Not only can you replace the rechargeable battery it comes with (something most brands don’t offer), but the battery lasts longer than most people expect. Users report up to 10 hours from a 2 hour charging time (USB, not cranking or solar).
There’s a battery indication level which is also useful.
Both the solar and hand crank charging methods are above adequate, and you’ll get 5-7 minutes of charge per 1 minute of steady cranking.
The only (slight) negative, is that it doesn’t do a great job of charging cell phones; it does a minimum and then works to conserve the internal battery.
There’s a headphone output which is a nice touch, but the speak quality goes beyond expectations on this emergency radio. The max volume is 82 dB (which is just enough) and the volume control is adequate.
Reception is also good, even when you’re significantly far from broadcasting stations, plus you can preset up to 19 stations (though that’s mixed between AM and FM bands).
This is a Public Alert-certified emergency radio which means you can definitely get the warnings you need, though you don’t get to input SAME specifications for localized warnings. That said you get AM/FM and the 7 NOAA weather radio reporting stations, so you’ll be in good hands for most events.
There’s a clock - and a backlit LCD display – and those are just the beginning.
The high setting on the flashlight outputs about 15 lumens of light and there’s also a low setting. In addition, there’s the SOS Morse code light so you can signal for assistance. You also get a signaling siren.
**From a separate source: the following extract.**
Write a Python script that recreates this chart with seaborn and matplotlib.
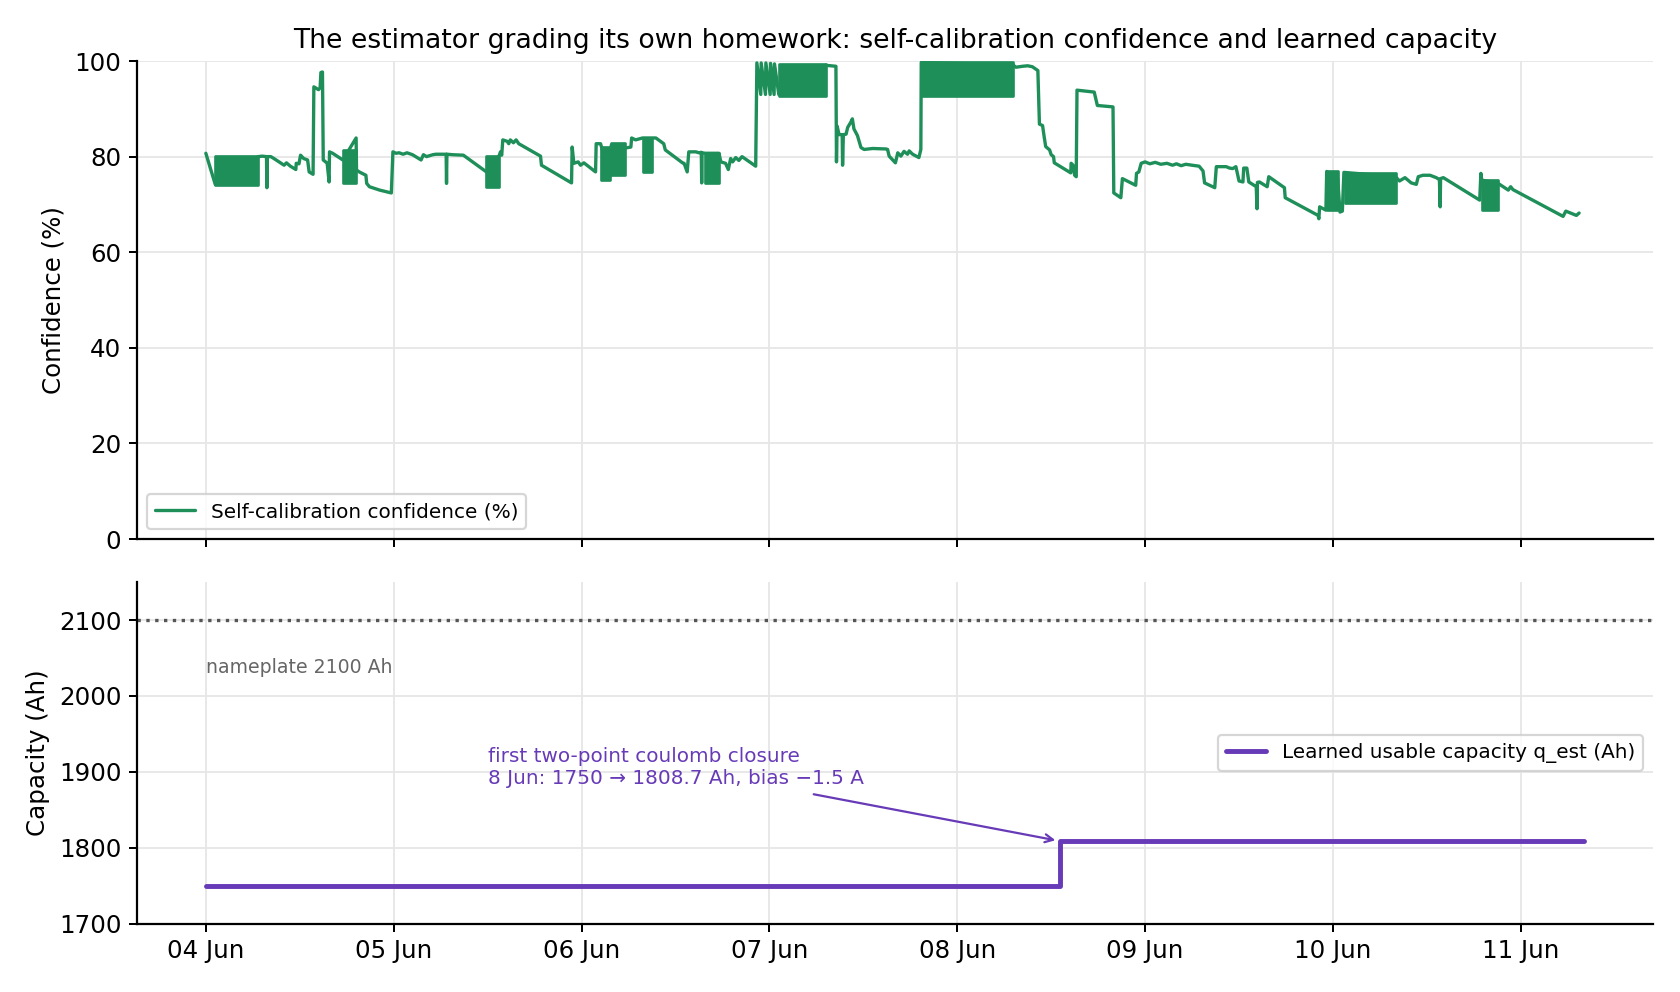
import matplotlib
matplotlib.use("Agg")
import matplotlib.pyplot as plt
import matplotlib.dates as mdates
import seaborn as sns
import pandas as pd

START = pd.Timestamp("2025-06-04")
GREEN = "#1f8f5a"
PURPLE = "#673ab7"

# Self-calibration confidence (%), hours after 04 Jun 00:00
conf_hours = [
    0.0, 1.2, 6.7, 7.2, 7.75, 7.8, 7.85, 8.3, 8.7, 10.0, 10.3, 10.8, 11.5, 11.55, 11.9,
    12.1, 12.5, 13.0, 13.2, 13.7, 13.8, 14.4, 14.6, 14.7, 14.9, 14.95, 15.0, 15.3, 15.5,
    15.75, 15.8, 16.2, 17.5, 19.2, 19.25, 19.6, 20.45, 20.55, 20.9, 22.2, 23.7, 23.9,
    24.3, 24.7, 25.2, 25.7, 26.4, 27.5, 27.8, 28.2, 29.0, 29.4, 30.7, 30.75, 30.8, 31.5,
    32.9, 35.85, 37.5, 37.64, 37.8, 37.94, 38.5, 38.7, 38.9, 39.3, 39.64, 39.98, 42.76,
    42.88, 46.72, 46.8, 47.02, 47.57, 47.87, 48.3, 49.79, 49.87, 50.43, 51.6, 51.8, 53.6,
    54.3, 54.4, 54.9, 55.8, 57.0, 57.5, 58.5, 58.7, 60.9, 61.1, 61.5, 61.7, 62.6, 63.0,
    63.3, 63.35, 63.4, 63.8, 65.56, 65.8, 66.4, 66.75, 67.05, 67.3, 67.7, 68.1, 68.5,
    70.25, 70.4, 70.9, 70.95, 71.5, 71.55, 72.1, 72.15, 72.6, 72.65, 73.2,
    79.2, 80.5, 80.57, 80.65, 80.9, 81.3, 81.35, 81.45, 81.8, 82.0, 82.4, 82.6, 82.8,
    83.25, 83.7, 84.1, 85.2, 86.9, 87.1, 87.3, 87.7, 88.1, 88.4, 88.8, 89.2, 89.65,
    89.86, 90.3, 91.1, 91.35, 91.4,
    103.1, 103.5, 104.35, 105.0, 105.6, 106.3, 106.5, 106.9, 107.1, 107.3, 107.8, 108.0,
    108.3, 108.4, 110.5, 110.55, 110.8, 111.0, 111.2, 111.3, 113.5, 113.9, 115.9, 116.0,
    116.9, 117.1, 118.8, 118.9, 119.2, 119.5, 120.0, 120.6, 121.3, 122.0, 122.8, 123.5,
    124.0, 124.6, 125.2, 126.0, 126.9, 127.4, 127.6, 128.9, 129.1, 130.35, 130.8, 131.2,
    131.6, 132.0, 132.5, 132.6, 133.0, 133.25, 134.2, 134.3, 134.35, 134.6, 135.6, 135.8,
    137.8, 137.9, 142.1, 142.2, 142.3, 143.1, 143.2, 144.6, 144.9, 145.2, 145.4,
    152.0, 152.5, 153.2, 154.0, 154.65, 154.9, 155.5, 156.4, 157.2, 157.6, 157.7, 157.75,
    158.1, 162.75, 162.9, 163.0, 165.1, 166.4, 166.7, 167.0, 173.4, 173.75, 175.1, 175.45,
]
conf_values = [
    80.7, 74.2, 80.0, 80.1, 80.0, 73.5, 80.0, 80.0, 79.6, 78.2, 78.7, 78.0, 77.3, 78.6, 78.5,
    80.3, 79.6, 79.3, 76.8, 76.3, 94.6, 94.0, 94.4, 97.6, 97.7, 88.4, 79.3, 78.9, 78.6,
    74.7, 81.0, 80.7, 79.3, 83.9, 77.2, 76.8, 76.1, 74.4, 73.7, 73.0, 72.4, 81.0,
    80.7, 80.8, 80.5, 80.8, 80.4, 79.3, 80.4, 80.0, 80.4, 80.5, 80.5, 74.4, 80.5, 80.4,
    80.3, 76.8, 80.3, 81.0, 80.3, 83.5, 83.2, 82.7, 83.5, 82.9, 83.5, 82.7, 80.1,
    78.2, 74.5, 82.0, 78.6, 78.9, 78.2, 78.7, 76.8, 82.7, 82.7, 76.0, 82.4, 81.8,
    82.0, 83.9, 83.5, 83.9, 83.9, 83.9, 82.7, 81.4, 78.7, 78.6, 76.8, 81.0, 81.0, 80.8,
    80.9, 74.5, 80.8, 80.7, 80.7, 78.9, 78.6, 77.3, 79.6, 78.9, 79.8, 79.2, 80.0,
    78.0, 99.6, 93.0, 99.6, 93.0, 99.6, 93.0, 99.5, 93.0, 99.4, 93.0,
    99.1, 98.9, 78.9, 86.4, 84.6, 84.6, 78.2, 84.6, 84.7, 86.1, 87.2, 87.9, 85.8,
    84.4, 81.9, 81.5, 81.7, 81.6, 81.5, 80.1, 79.4, 78.7, 80.8, 80.1, 81.1, 80.5,
    81.2, 80.5, 79.8, 81.5, 99.7,
    99.2, 98.7, 98.9, 99.0, 98.8, 98.0, 86.8, 86.5, 84.2, 82.1, 81.4, 80.4,
    80.0, 78.7, 76.6, 78.6, 78.2, 76.1, 75.8, 93.9, 93.5, 90.7, 90.4, 72.4,
    71.4, 75.4, 74.0, 76.5, 76.8, 78.6, 78.9, 78.5, 78.8, 78.4, 78.6, 78.2,
    78.5, 78.1, 78.4, 78.2, 78.0, 77.0, 74.5, 73.5, 77.9, 77.9, 77.6, 77.5,
    77.9, 74.9, 74.7, 77.6, 77.6, 74.7, 73.7, 69.1, 74.6, 74.7, 73.7, 75.8,
    73.5, 71.4, 67.7, 67.0, 69.5, 68.8, 76.9, 75.5, 68.4, 68.6, 76.7,
    75.8, 74.9, 75.6, 74.5, 74.2, 75.8, 76.1, 76.1, 75.6, 75.2, 69.5, 75.4,
    75.6, 70.9, 76.5, 75.1, 74.4, 73.0, 73.7, 73.1, 67.5, 68.6, 67.7, 68.2,
]

# stretches where the value flips so fast the line turns into a solid band
band_start = [1.2, 17.5, 35.85, 50.43, 51.8, 55.8, 63.8, 73.2, 91.4, 143.2, 145.5, 163.0]
band_end = [6.7, 19.2, 37.5, 51.6, 53.6, 57.0, 65.56, 79.2, 103.1, 144.6, 152.0, 165.1]
band_low = [74.0, 74.5, 73.7, 75.1, 76.1, 76.8, 74.5, 92.6, 92.6, 68.8, 70.2, 68.8]
band_high = [80.1, 81.4, 80.1, 82.1, 82.8, 83.9, 80.8, 99.3, 99.7, 76.9, 76.6, 75.1]

# Learned usable capacity q_est (Ah)
cap_hours = [0.0, 109.1, 176.1]
cap_values = [1750.0, 1808.7, 1808.7]
NAMEPLATE = 2100


def to_time(hours):
    return START + pd.to_timedelta(pd.Series(hours, dtype=float), unit="h")


sns.set_theme(style="ticks")
plt.rcParams["font.family"] = ["DejaVu Sans"]
plt.rcParams.update({
    "text.color": "black",
    "axes.labelcolor": "black",
    "axes.edgecolor": "black",
    "axes.linewidth": 1.0,
    "xtick.color": "black",
    "ytick.color": "black",
    "xtick.major.size": 3.5,
    "ytick.major.size": 3.5,
    "xtick.major.width": 0.9,
    "ytick.major.width": 0.9,
})

fig, (ax1, ax2) = plt.subplots(
    2, 1, figsize=(10.5, 6.2), dpi=160, sharex=True,
    gridspec_kw={"height_ratios": [1.4, 1]},
)
fig.subplots_adjust(left=0.0815, right=0.984, top=0.9385, bottom=0.069, hspace=0.105)

# top panel: confidence
conf_df = pd.DataFrame({"time": to_time(conf_hours), "conf": conf_values})
sns.lineplot(data=conf_df, x="time", y="conf", ax=ax1, color=GREEN, lw=1.5,
             sort=False, estimator=None, label="Self-calibration confidence (%)")
for t0, t1, lo, hi in zip(to_time(band_start), to_time(band_end), band_low, band_high):
    ax1.fill_between([t0, t1], lo, hi, color=GREEN, lw=1.2, edgecolor=GREEN)
ax1.set_ylim(0, 100)
ax1.set_ylabel("Confidence (%)", fontsize=11)
ax1.set_xlabel("")
ax1.set_title("The estimator grading its own homework: self-calibration confidence "
              "and learned capacity", fontsize=12)
ax1.legend(loc="lower left", fontsize=9)

# bottom panel: capacity
cap_df = pd.DataFrame({"time": to_time(cap_hours), "cap": cap_values})
sns.lineplot(data=cap_df, x="time", y="cap", ax=ax2, color=PURPLE, lw=2.2,
             drawstyle="steps-post", sort=False, estimator=None,
             label="Learned usable capacity q_est (Ah)")
ax2.axhline(NAMEPLATE, ls=":", color="#555555", lw=1.5)
ax2.text(START, NAMEPLATE - 50, f"nameplate {NAMEPLATE} Ah", color="#666666",
         fontsize=8.5, ha="left", va="top")
ax2.annotate(
    "first two-point coulomb closure\n8 Jun: 1750 \u2192 1808.7 Ah, bias \u22121.5 A",
    xy=(START + pd.Timedelta(hours=cap_hours[1]), cap_values[1]),
    xytext=(START + pd.Timedelta(hours=36), 1878),
    color=PURPLE, fontsize=9, ha="left", va="bottom",
    arrowprops=dict(arrowstyle="->", color=PURPLE, lw=1.0),
)
ax2.set_ylim(1700, 2150)
ax2.set_ylabel("Capacity (Ah)", fontsize=11)
ax2.set_xlabel("")
ax2.legend(loc="center right", fontsize=9)

ax2.xaxis.set_major_locator(mdates.DayLocator())
ax2.xaxis.set_major_formatter(mdates.DateFormatter("%d %b"))

for ax in (ax1, ax2):
    ax.grid(True, color="#e6e6e6", lw=0.8)
    ax.tick_params(labelsize=11)
    sns.despine(ax=ax)

fig.savefig("out.png", dpi=160)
The unit itself is quite sturdy and it’s IPX3 water resistant.
On top of all that, you can get a minimal phone charge – and repower your device in any number of ways.
Just a quick tip before you get your emergency pack sorted: like all of your emergency gear, you should always check your emergency radio when it arrives.
It makes no sense to wait for an emergency to find out you aren’t getting the reception you want or the battery power you need. More than that, most of these products have short return and warranty periods and you’ll want to make the most of those.